Data provided:
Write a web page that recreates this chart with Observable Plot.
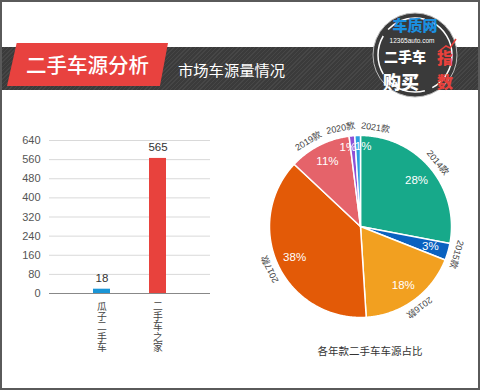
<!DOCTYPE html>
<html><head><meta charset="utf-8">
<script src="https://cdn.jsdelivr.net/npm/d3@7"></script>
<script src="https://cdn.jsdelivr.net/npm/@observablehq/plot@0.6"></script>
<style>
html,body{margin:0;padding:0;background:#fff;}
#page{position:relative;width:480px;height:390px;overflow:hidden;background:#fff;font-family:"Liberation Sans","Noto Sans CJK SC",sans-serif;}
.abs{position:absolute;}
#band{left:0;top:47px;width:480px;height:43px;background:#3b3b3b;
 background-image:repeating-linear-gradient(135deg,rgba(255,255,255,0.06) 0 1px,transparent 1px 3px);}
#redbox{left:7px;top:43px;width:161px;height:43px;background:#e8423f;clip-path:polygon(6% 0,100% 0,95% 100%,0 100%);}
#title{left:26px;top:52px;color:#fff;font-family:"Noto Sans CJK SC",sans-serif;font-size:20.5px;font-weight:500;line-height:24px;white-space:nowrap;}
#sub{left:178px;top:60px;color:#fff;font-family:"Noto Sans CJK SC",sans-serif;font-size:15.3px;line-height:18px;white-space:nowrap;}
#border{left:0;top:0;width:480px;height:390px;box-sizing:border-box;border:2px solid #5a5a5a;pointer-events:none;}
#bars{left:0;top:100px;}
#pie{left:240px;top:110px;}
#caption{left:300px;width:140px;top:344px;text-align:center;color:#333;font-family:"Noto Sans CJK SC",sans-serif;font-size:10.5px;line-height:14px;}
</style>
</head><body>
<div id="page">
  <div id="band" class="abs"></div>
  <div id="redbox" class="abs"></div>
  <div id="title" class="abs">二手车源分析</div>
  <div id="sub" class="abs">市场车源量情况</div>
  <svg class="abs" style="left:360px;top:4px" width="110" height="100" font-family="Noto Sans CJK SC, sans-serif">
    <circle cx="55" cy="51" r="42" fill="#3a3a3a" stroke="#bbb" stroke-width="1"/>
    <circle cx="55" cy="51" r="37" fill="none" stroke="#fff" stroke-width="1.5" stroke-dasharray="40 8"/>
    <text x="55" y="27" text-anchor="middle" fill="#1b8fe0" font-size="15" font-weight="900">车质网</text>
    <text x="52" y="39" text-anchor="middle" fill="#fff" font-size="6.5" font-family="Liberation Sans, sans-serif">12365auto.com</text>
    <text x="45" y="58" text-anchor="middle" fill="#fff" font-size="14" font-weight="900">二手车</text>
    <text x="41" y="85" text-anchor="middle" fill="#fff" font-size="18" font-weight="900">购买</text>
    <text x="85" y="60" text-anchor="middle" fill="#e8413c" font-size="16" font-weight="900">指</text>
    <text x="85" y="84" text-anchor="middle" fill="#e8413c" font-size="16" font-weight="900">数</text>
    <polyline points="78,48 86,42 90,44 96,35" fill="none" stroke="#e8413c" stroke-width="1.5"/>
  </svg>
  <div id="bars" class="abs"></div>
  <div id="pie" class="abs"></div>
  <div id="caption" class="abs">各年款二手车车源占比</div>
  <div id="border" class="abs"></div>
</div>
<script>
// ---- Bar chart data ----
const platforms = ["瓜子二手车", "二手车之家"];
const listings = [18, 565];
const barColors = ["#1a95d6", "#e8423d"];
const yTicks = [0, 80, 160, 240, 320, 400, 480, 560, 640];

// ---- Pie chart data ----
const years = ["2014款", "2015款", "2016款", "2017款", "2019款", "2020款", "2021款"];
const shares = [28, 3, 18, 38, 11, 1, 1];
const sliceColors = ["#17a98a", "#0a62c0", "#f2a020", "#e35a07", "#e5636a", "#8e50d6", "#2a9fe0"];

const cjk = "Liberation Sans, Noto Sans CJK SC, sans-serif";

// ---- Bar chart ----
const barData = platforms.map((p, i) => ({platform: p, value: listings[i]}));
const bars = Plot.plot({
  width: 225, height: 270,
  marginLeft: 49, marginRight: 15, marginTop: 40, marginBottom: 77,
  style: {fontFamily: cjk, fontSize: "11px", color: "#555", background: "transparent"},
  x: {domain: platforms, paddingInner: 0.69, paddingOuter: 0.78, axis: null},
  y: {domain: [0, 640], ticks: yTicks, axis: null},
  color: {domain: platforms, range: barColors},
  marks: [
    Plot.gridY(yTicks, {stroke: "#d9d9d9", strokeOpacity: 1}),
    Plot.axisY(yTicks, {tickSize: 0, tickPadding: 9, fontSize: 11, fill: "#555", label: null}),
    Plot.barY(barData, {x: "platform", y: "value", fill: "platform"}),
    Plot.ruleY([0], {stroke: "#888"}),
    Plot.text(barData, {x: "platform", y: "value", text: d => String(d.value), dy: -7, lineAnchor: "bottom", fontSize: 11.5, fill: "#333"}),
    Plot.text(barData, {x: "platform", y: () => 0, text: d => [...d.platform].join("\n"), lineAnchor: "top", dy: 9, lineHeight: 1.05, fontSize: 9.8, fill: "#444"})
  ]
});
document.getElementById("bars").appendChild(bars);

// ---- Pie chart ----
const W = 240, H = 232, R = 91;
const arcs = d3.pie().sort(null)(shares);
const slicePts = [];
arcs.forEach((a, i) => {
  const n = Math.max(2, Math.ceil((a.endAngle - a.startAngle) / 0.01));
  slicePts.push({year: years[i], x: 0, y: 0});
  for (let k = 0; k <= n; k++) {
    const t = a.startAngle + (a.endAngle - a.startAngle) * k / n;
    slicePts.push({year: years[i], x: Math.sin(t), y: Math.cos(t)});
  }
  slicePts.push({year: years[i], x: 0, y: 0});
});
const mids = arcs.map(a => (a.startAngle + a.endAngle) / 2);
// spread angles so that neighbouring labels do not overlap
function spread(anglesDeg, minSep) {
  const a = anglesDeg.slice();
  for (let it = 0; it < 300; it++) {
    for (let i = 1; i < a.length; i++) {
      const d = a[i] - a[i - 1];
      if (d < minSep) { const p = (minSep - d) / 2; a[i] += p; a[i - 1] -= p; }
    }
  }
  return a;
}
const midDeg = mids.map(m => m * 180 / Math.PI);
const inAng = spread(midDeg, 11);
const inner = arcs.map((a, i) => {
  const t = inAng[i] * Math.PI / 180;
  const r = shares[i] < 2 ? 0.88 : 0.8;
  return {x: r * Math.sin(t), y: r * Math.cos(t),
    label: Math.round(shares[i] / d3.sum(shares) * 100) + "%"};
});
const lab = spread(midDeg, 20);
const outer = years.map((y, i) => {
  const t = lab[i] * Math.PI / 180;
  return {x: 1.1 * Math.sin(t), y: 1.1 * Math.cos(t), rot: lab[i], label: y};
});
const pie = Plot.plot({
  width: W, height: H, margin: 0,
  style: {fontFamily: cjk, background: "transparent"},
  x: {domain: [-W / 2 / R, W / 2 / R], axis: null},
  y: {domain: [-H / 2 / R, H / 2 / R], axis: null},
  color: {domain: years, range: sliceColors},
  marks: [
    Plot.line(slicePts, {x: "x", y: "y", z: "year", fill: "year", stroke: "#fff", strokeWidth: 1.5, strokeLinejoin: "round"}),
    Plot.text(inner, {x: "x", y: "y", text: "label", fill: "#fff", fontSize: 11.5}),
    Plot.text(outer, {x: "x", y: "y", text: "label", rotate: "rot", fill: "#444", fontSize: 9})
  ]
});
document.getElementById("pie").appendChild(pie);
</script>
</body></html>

Short task: Go through the lines above. Select every one that has the string "chart".

Exercise answer:
Write a web page that recreates this chart with Observable Plot.
// ---- Bar chart data ----
// ---- Pie chart data ----
// ---- Bar chart ----
// ---- Pie chart ----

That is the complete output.